### GOAL
Repeat everything from the first line of the listing below through the line that contains "const EX_CY = CY", exactly. Leave out pictures.

### COLLECTED DATA
-- Start --
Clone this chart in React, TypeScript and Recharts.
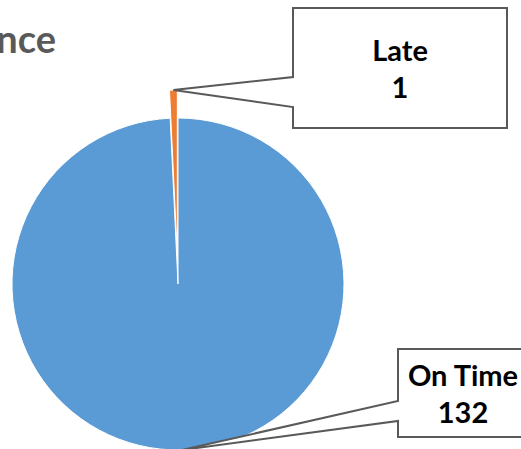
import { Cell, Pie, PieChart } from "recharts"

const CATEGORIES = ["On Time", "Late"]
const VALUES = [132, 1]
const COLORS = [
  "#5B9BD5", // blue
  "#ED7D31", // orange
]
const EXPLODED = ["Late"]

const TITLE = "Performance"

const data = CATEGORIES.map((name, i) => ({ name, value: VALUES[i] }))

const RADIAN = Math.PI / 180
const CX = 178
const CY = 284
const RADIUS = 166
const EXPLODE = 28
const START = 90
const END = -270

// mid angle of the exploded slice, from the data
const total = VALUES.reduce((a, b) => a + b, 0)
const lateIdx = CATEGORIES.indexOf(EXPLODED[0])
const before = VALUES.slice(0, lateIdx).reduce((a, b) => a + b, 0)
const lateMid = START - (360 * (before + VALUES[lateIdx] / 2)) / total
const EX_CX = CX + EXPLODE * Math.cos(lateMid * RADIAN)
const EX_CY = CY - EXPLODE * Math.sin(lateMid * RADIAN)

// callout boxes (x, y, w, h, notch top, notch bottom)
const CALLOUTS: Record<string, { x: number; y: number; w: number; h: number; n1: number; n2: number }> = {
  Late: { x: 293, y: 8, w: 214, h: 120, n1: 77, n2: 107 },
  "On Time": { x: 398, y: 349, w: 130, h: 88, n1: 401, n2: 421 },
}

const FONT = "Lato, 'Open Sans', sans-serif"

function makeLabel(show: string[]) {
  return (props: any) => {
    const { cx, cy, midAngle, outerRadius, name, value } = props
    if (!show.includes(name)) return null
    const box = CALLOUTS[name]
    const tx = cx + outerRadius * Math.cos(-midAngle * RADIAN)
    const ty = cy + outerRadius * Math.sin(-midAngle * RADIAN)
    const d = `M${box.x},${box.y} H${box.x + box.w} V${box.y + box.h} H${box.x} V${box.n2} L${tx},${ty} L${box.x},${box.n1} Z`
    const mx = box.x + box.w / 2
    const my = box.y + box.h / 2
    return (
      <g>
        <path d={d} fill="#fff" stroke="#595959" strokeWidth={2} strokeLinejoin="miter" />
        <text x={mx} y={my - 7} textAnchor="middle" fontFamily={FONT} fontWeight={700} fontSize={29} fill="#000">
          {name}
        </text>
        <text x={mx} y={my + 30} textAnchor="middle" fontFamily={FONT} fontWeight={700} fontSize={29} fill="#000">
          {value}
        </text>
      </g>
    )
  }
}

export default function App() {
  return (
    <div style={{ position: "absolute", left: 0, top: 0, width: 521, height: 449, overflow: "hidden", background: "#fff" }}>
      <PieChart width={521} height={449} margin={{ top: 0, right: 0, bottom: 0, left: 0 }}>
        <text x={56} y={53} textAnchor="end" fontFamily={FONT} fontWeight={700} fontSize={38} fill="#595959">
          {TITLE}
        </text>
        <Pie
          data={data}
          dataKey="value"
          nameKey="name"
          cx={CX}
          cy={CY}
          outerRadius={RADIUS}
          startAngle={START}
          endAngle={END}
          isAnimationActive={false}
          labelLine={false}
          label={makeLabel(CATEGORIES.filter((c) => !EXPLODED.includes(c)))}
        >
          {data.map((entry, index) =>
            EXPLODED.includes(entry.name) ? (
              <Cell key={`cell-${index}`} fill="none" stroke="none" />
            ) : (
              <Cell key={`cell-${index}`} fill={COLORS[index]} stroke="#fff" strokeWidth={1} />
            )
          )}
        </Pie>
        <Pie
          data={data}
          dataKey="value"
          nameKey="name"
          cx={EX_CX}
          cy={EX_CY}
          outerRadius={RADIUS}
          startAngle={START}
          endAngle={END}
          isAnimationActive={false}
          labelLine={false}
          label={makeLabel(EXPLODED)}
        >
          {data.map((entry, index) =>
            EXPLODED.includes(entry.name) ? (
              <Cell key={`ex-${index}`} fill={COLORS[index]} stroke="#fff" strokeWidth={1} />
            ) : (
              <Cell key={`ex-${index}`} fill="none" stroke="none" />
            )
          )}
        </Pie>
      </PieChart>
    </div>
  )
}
-- End --
### FULL ANSWER
Clone this chart in React, TypeScript and Recharts.
import { Cell, Pie, PieChart } from "recharts"

const CATEGORIES = ["On Time", "Late"]
const VALUES = [132, 1]
const COLORS = [
  "#5B9BD5", // blue
  "#ED7D31", // orange
]
const EXPLODED = ["Late"]

const TITLE = "Performance"

const data = CATEGORIES.map((name, i) => ({ name, value: VALUES[i] }))

const RADIAN = Math.PI / 180
const CX = 178
const CY = 284
const RADIUS = 166
const EXPLODE = 28
const START = 90
const END = -270

// mid angle of the exploded slice, from the data
const total = VALUES.reduce((a, b) => a + b, 0)
const lateIdx = CATEGORIES.indexOf(EXPLODED[0])
const before = VALUES.slice(0, lateIdx).reduce((a, b) => a + b, 0)
const lateMid = START - (360 * (before + VALUES[lateIdx] / 2)) / total
const EX_CX = CX + EXPLODE * Math.cos(lateMid * RADIAN)
const EX_CY = CY - EXPLODE * Math.sin(lateMid * RADIAN)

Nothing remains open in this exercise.